▶ [The problem] Leave out the pictures and copy every record exactly.

####################

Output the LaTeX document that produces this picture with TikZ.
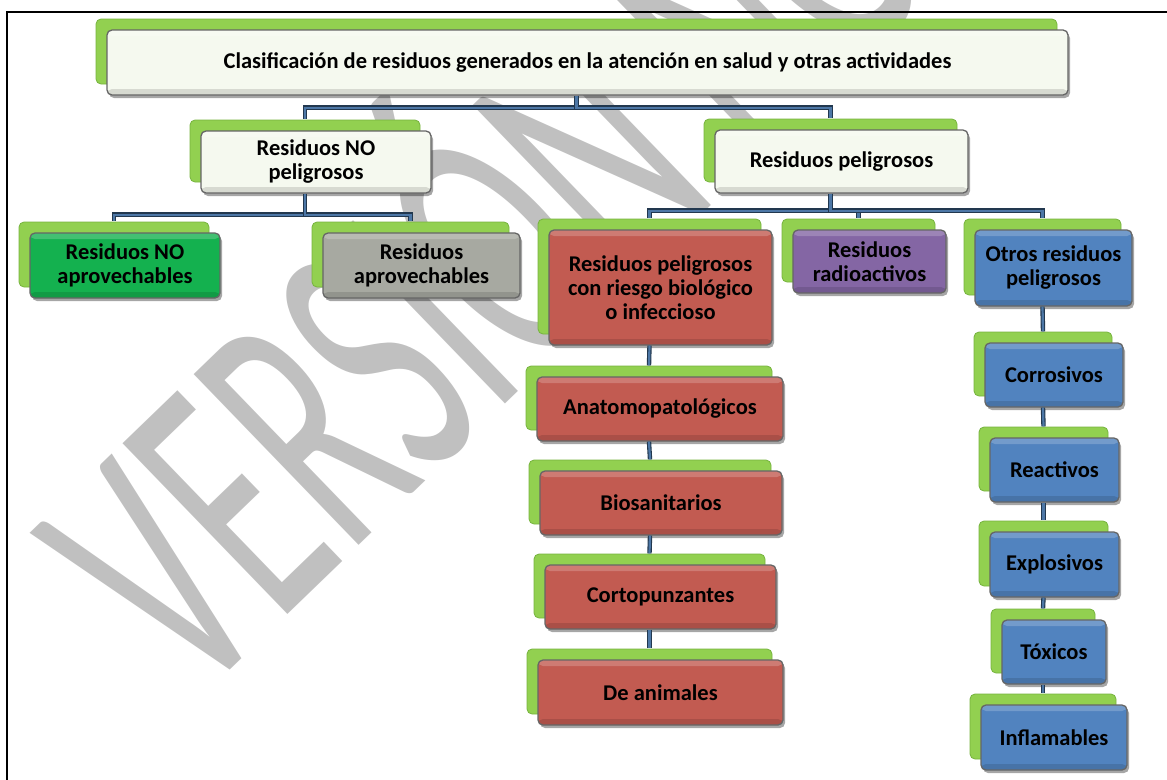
\documentclass[tikz,border=0pt]{standalone}
\usepackage{fontspec}
\setmainfont{Carlito}
\usetikzlibrary{shadows}

\definecolor{verdeA}{HTML}{92D050}
\definecolor{verdeB}{HTML}{76B33E}
\definecolor{blanco}{HTML}{F5F9EF}
\definecolor{verdeO}{HTML}{14B14F}
\definecolor{grisC}{HTML}{A7A9A1}
\definecolor{rojo}{HTML}{C25B51}
\definecolor{morado}{HTML}{8466A4}
\definecolor{azul}{HTML}{5183BF}
\definecolor{azulO}{HTML}{22384F}
\definecolor{azulC}{HTML}{4D77A6}
\definecolor{marcaG}{HTML}{C0C0C0}

\tikzset{
  caja/.style={draw=black!60, line width=1.3pt, rounded corners=5pt,
    align=center, inner sep=2pt,
    font=\bfseries\fontsize{22.5}{24}\selectfont,
    copy shadow={shadow xshift=-11pt, shadow yshift=11pt,
      fill=verdeA, draw=verdeB, line width=.8pt},
    drop shadow={shadow xshift=2pt, shadow yshift=-3pt,
      opacity=.35, fill=black},
    fill=#1,
    path picture={
      \fill[white,opacity=.2] (path picture bounding box.north west)
        rectangle ([yshift=-6pt]path picture bounding box.north east);
      \fill[black,opacity=.12] (path picture bounding box.south west)
        rectangle ([yshift=6pt]path picture bounding box.south east);
    }},
  tam/.style 2 args={minimum width=#1pt, minimum height=#2pt},
  conn/.style={draw=azulO, double=azulC, double distance=2.2pt,
    line width=1.1pt},
}

\begin{document}
\begin{tikzpicture}[x=1pt,y=-1pt]
  \useasboundingbox (0,0) rectangle (1167,779);
  % marca de agua
  \begin{scope}
   \clip (0,0) rectangle (1167,779);
   \node[text=marcaG, font=\fontsize{370}{370}\selectfont,
     rotate=44, xscale=.55, anchor=base west, inner sep=0pt]
     (marca) at (194,705) {VERSIÓN NO CONTROLADA};
  \end{scope}
  \draw[line width=2.5pt] (7,800) -- (7,12) -- (1190,12);

  % nivel 1 y 2
  \node[caja=blanco, tam={961}{65}] (titulo) at (587.5,62.5)
    {Clasificación de residuos generados en la atención en salud y otras actividades};
  \node[caja=blanco, tam={230}{62}] (noPel) at (316,162) {Residuos NO\\peligrosos};
  \node[caja=blanco, tam={253}{63}] (pel) at (841.5,161.5) {Residuos peligrosos};

  % no peligrosos
  \node[caja=verdeO, tam={190}{65}] (noAprov) at (125,265.5) {Residuos NO\\aprovechables};
  \node[caja=grisC, tam={197}{65}] (aprov) at (421.5,265.5) {Residuos\\aprovechables};

  % peligrosos
  \node[caja=rojo, tam={223}{115}] (riesgo) at (660.5,287.5)
    {Residuos peligrosos\\con riesgo biológico\\o infeccioso};
  \node[caja=morado, tam={153}{63}] (radio) at (869.5,261.5) {Residuos\\radioactivos};
  \node[caja=azul, tam={157}{76}] (otros) at (1053.5,268) {Otros residuos\\peligrosos};

  \node[caja=rojo, tam={246}{64}] (anatomo) at (660,409) {Anatomopatológicos};
  \node[caja=rojo, tam={242}{64}] (bio) at (661,503) {Biosanitarios};
  \node[caja=rojo, tam={231}{64}] (corto) at (660.5,597) {Cortopunzantes};
  \node[caja=rojo, tam={245}{65}] (animales) at (660.5,692.5) {De animales};

  \node[caja=azul, tam={138}{64}] (corrosivos) at (1054,375) {Corrosivos};
  \node[caja=azul, tam={129}{64}] (reactivos) at (1054.5,470) {Reactivos};
  \node[caja=azul, tam={129}{65}] (explosivos) at (1054.5,564.5) {Explosivos};
  \node[caja=azul, tam={104}{64}] (toxicos) at (1054,652) {Tóxicos};
  \node[caja=azul, tam={146}{65}] (inflamables) at (1054,737.5) {Inflamables};

  % conectores
  \draw[conn] ([xshift=-11pt]titulo.south) -- ++(0,12) -| ([xshift=-11pt,yshift=11pt]noPel.north);
  \draw[conn] ([xshift=-11pt]titulo.south) -- ++(0,12) -| ([xshift=-11pt,yshift=11pt]pel.north);
  \draw[conn] ([xshift=-11pt]noPel.south) -- ++(0,21) -| ([xshift=-11pt,yshift=11pt]noAprov.north);
  \draw[conn] ([xshift=-11pt]noPel.south) -- ++(0,21) -| ([xshift=-11pt,yshift=11pt]aprov.north);
  \foreach \b in {riesgo,radio,otros}
    \draw[conn] ([xshift=-11pt]pel.south) -- ++(0,17) -| ([xshift=-11pt,yshift=11pt]\b.north);
  \draw[conn] ([xshift=-11pt]riesgo.south) -- ([xshift=-11pt,yshift=11pt]anatomo.north);
  \draw[conn] ([xshift=-11pt]anatomo.south) -- ([xshift=-11pt,yshift=11pt]bio.north);
  \draw[conn] ([xshift=-11pt]bio.south) -- ([xshift=-11pt,yshift=11pt]corto.north);
  \draw[conn] ([xshift=-11pt]corto.south) -- ([xshift=-11pt,yshift=11pt]animales.north);
  \draw[conn] ([xshift=-11pt]otros.south) -- ([xshift=-11pt,yshift=11pt]corrosivos.north);
  \draw[conn] ([xshift=-11pt]corrosivos.south) -- ([xshift=-11pt,yshift=11pt]reactivos.north);
  \draw[conn] ([xshift=-11pt]reactivos.south) -- ([xshift=-11pt,yshift=11pt]explosivos.north);
  \draw[conn] ([xshift=-11pt]explosivos.south) -- ([xshift=-11pt,yshift=11pt]toxicos.north);
  \draw[conn] ([xshift=-11pt]toxicos.south) -- ([xshift=-11pt,yshift=11pt]inflamables.north);
\end{tikzpicture}
\end{document}
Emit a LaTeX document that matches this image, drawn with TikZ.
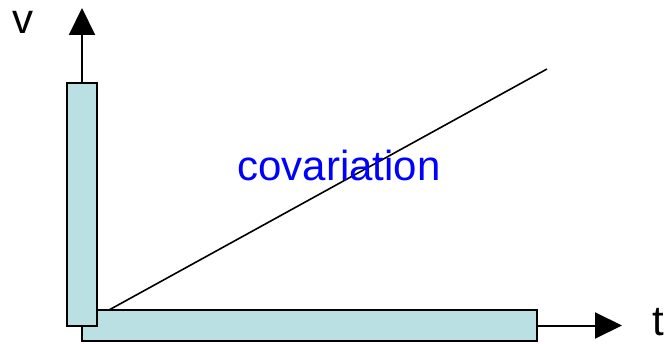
\documentclass[tikz,border=0pt]{standalone}
\usepackage{fontspec}
\setmainfont{Liberation Sans}
\usepackage{tikz}
\usetikzlibrary{arrows.meta, positioning}
\definecolor{barfill}{RGB}{187,224,227}
\definecolor{textblue}{RGB}{0,0,255}
\tikzset{
  bar/.style={draw=black, fill=barfill, line width=2pt, inner sep=0pt},
  axis/.style={->, line width=2pt},
  lbl/.style={anchor=base, inner sep=0pt, font=\fontsize{42}{46}\selectfont}
}

\begin{document}
\begin{tikzpicture}[x=1pt, y=-1pt, >={Triangle[length=27pt, width=26pt]}]
    \useasboundingbox (0,0) rectangle (671,344);

    % the two bars
    \node[bar, minimum width=455pt, minimum height=31pt] (hbar) at (309.5,325.5) {};
    \node[bar, minimum width=30pt, minimum height=243pt] (vbar) at (82,204.5) {};

    % axes
    \coordinate (vtip) at (82,8);
    \coordinate (htip) at (622,325.5);
    \draw[axis] (vbar.north) -- (vtip);
    \draw[axis] (hbar.east) -- (htip);

    % diagonal
    \coordinate (diagstart) at (109,310);
    \coordinate (diagend) at (547,69);
    \draw[line width=1.6pt] (diagstart) -- (diagend);

    \node[lbl] (vlabel) at (23,34) {v};
    \node[lbl] (tlabel) at (658,335) {t};
    \node[lbl, text=textblue] (covlabel) at (339,181) {covariation};
  \end{tikzpicture}
\end{document}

####################

▶ [Reply to the task]
Output the LaTeX document that produces this picture with TikZ.
\documentclass[tikz,border=0pt]{standalone}
\usepackage{fontspec}
\setmainfont{Carlito}
\usetikzlibrary{shadows}

\definecolor{verdeA}{HTML}{92D050}
\definecolor{verdeB}{HTML}{76B33E}
\definecolor{blanco}{HTML}{F5F9EF}
\definecolor{verdeO}{HTML}{14B14F}
\definecolor{grisC}{HTML}{A7A9A1}
\definecolor{rojo}{HTML}{C25B51}
\definecolor{morado}{HTML}{8466A4}
\definecolor{azul}{HTML}{5183BF}
\definecolor{azulO}{HTML}{22384F}
\definecolor{azulC}{HTML}{4D77A6}
\definecolor{marcaG}{HTML}{C0C0C0}

\tikzset{
  caja/.style={draw=black!60, line width=1.3pt, rounded corners=5pt,
    align=center, inner sep=2pt,
    font=\bfseries\fontsize{22.5}{24}\selectfont,
    copy shadow={shadow xshift=-11pt, shadow yshift=11pt,
      fill=verdeA, draw=verdeB, line width=.8pt},
    drop shadow={shadow xshift=2pt, shadow yshift=-3pt,
      opacity=.35, fill=black},
    fill=#1,
    path picture={
      \fill[white,opacity=.2] (path picture bounding box.north west)
        rectangle ([yshift=-6pt]path picture bounding box.north east);
      \fill[black,opacity=.12] (path picture bounding box.south west)
        rectangle ([yshift=6pt]path picture bounding box.south east);
    }},
  tam/.style 2 args={minimum width=#1pt, minimum height=#2pt},
  conn/.style={draw=azulO, double=azulC, double distance=2.2pt,
    line width=1.1pt},
}

\begin{document}
\begin{tikzpicture}[x=1pt,y=-1pt]
  \useasboundingbox (0,0) rectangle (1167,779);
  % marca de agua
  \begin{scope}
   \clip (0,0) rectangle (1167,779);
   \node[text=marcaG, font=\fontsize{370}{370}\selectfont,
     rotate=44, xscale=.55, anchor=base west, inner sep=0pt]
     (marca) at (194,705) {VERSIÓN NO CONTROLADA};
  \end{scope}
  \draw[line width=2.5pt] (7,800) -- (7,12) -- (1190,12);

  % nivel 1 y 2
  \node[caja=blanco, tam={961}{65}] (titulo) at (587.5,62.5)
    {Clasificación de residuos generados en la atención en salud y otras actividades};
  \node[caja=blanco, tam={230}{62}] (noPel) at (316,162) {Residuos NO\\peligrosos};
  \node[caja=blanco, tam={253}{63}] (pel) at (841.5,161.5) {Residuos peligrosos};

  % no peligrosos
  \node[caja=verdeO, tam={190}{65}] (noAprov) at (125,265.5) {Residuos NO\\aprovechables};
  \node[caja=grisC, tam={197}{65}] (aprov) at (421.5,265.5) {Residuos\\aprovechables};

  % peligrosos
  \node[caja=rojo, tam={223}{115}] (riesgo) at (660.5,287.5)
    {Residuos peligrosos\\con riesgo biológico\\o infeccioso};
  \node[caja=morado, tam={153}{63}] (radio) at (869.5,261.5) {Residuos\\radioactivos};
  \node[caja=azul, tam={157}{76}] (otros) at (1053.5,268) {Otros residuos\\peligrosos};

  \node[caja=rojo, tam={246}{64}] (anatomo) at (660,409) {Anatomopatológicos};
  \node[caja=rojo, tam={242}{64}] (bio) at (661,503) {Biosanitarios};
  \node[caja=rojo, tam={231}{64}] (corto) at (660.5,597) {Cortopunzantes};
  \node[caja=rojo, tam={245}{65}] (animales) at (660.5,692.5) {De animales};

  \node[caja=azul, tam={138}{64}] (corrosivos) at (1054,375) {Corrosivos};
  \node[caja=azul, tam={129}{64}] (reactivos) at (1054.5,470) {Reactivos};
  \node[caja=azul, tam={129}{65}] (explosivos) at (1054.5,564.5) {Explosivos};
  \node[caja=azul, tam={104}{64}] (toxicos) at (1054,652) {Tóxicos};
  \node[caja=azul, tam={146}{65}] (inflamables) at (1054,737.5) {Inflamables};

  % conectores
  \draw[conn] ([xshift=-11pt]titulo.south) -- ++(0,12) -| ([xshift=-11pt,yshift=11pt]noPel.north);
  \draw[conn] ([xshift=-11pt]titulo.south) -- ++(0,12) -| ([xshift=-11pt,yshift=11pt]pel.north);
  \draw[conn] ([xshift=-11pt]noPel.south) -- ++(0,21) -| ([xshift=-11pt,yshift=11pt]noAprov.north);
  \draw[conn] ([xshift=-11pt]noPel.south) -- ++(0,21) -| ([xshift=-11pt,yshift=11pt]aprov.north);
  \foreach \b in {riesgo,radio,otros}
    \draw[conn] ([xshift=-11pt]pel.south) -- ++(0,17) -| ([xshift=-11pt,yshift=11pt]\b.north);
  \draw[conn] ([xshift=-11pt]riesgo.south) -- ([xshift=-11pt,yshift=11pt]anatomo.north);
  \draw[conn] ([xshift=-11pt]anatomo.south) -- ([xshift=-11pt,yshift=11pt]bio.north);
  \draw[conn] ([xshift=-11pt]bio.south) -- ([xshift=-11pt,yshift=11pt]corto.north);
  \draw[conn] ([xshift=-11pt]corto.south) -- ([xshift=-11pt,yshift=11pt]animales.north);
  \draw[conn] ([xshift=-11pt]otros.south) -- ([xshift=-11pt,yshift=11pt]corrosivos.north);
  \draw[conn] ([xshift=-11pt]corrosivos.south) -- ([xshift=-11pt,yshift=11pt]reactivos.north);
  \draw[conn] ([xshift=-11pt]reactivos.south) -- ([xshift=-11pt,yshift=11pt]explosivos.north);
  \draw[conn] ([xshift=-11pt]explosivos.south) -- ([xshift=-11pt,yshift=11pt]toxicos.north);
  \draw[conn] ([xshift=-11pt]toxicos.south) -- ([xshift=-11pt,yshift=11pt]inflamables.north);
\end{tikzpicture}
\end{document}
Emit a LaTeX document that matches this image, drawn with TikZ.
\documentclass[tikz,border=0pt]{standalone}
\usepackage{fontspec}
\setmainfont{Liberation Sans}
\usepackage{tikz}
\usetikzlibrary{arrows.meta, positioning}
\definecolor{barfill}{RGB}{187,224,227}
\definecolor{textblue}{RGB}{0,0,255}
\tikzset{
  bar/.style={draw=black, fill=barfill, line width=2pt, inner sep=0pt},
  axis/.style={->, line width=2pt},
  lbl/.style={anchor=base, inner sep=0pt, font=\fontsize{42}{46}\selectfont}
}

\begin{document}
\begin{tikzpicture}[x=1pt, y=-1pt, >={Triangle[length=27pt, width=26pt]}]
    \useasboundingbox (0,0) rectangle (671,344);

    % the two bars
    \node[bar, minimum width=455pt, minimum height=31pt] (hbar) at (309.5,325.5) {};
    \node[bar, minimum width=30pt, minimum height=243pt] (vbar) at (82,204.5) {};

    % axes
    \coordinate (vtip) at (82,8);
    \coordinate (htip) at (622,325.5);
    \draw[axis] (vbar.north) -- (vtip);
    \draw[axis] (hbar.east) -- (htip);

    % diagonal
    \coordinate (diagstart) at (109,310);
    \coordinate (diagend) at (547,69);
    \draw[line width=1.6pt] (diagstart) -- (diagend);

    \node[lbl] (vlabel) at (23,34) {v};
    \node[lbl] (tlabel) at (658,335) {t};
    \node[lbl, text=textblue] (covlabel) at (339,181) {covariation};
  \end{tikzpicture}
\end{document}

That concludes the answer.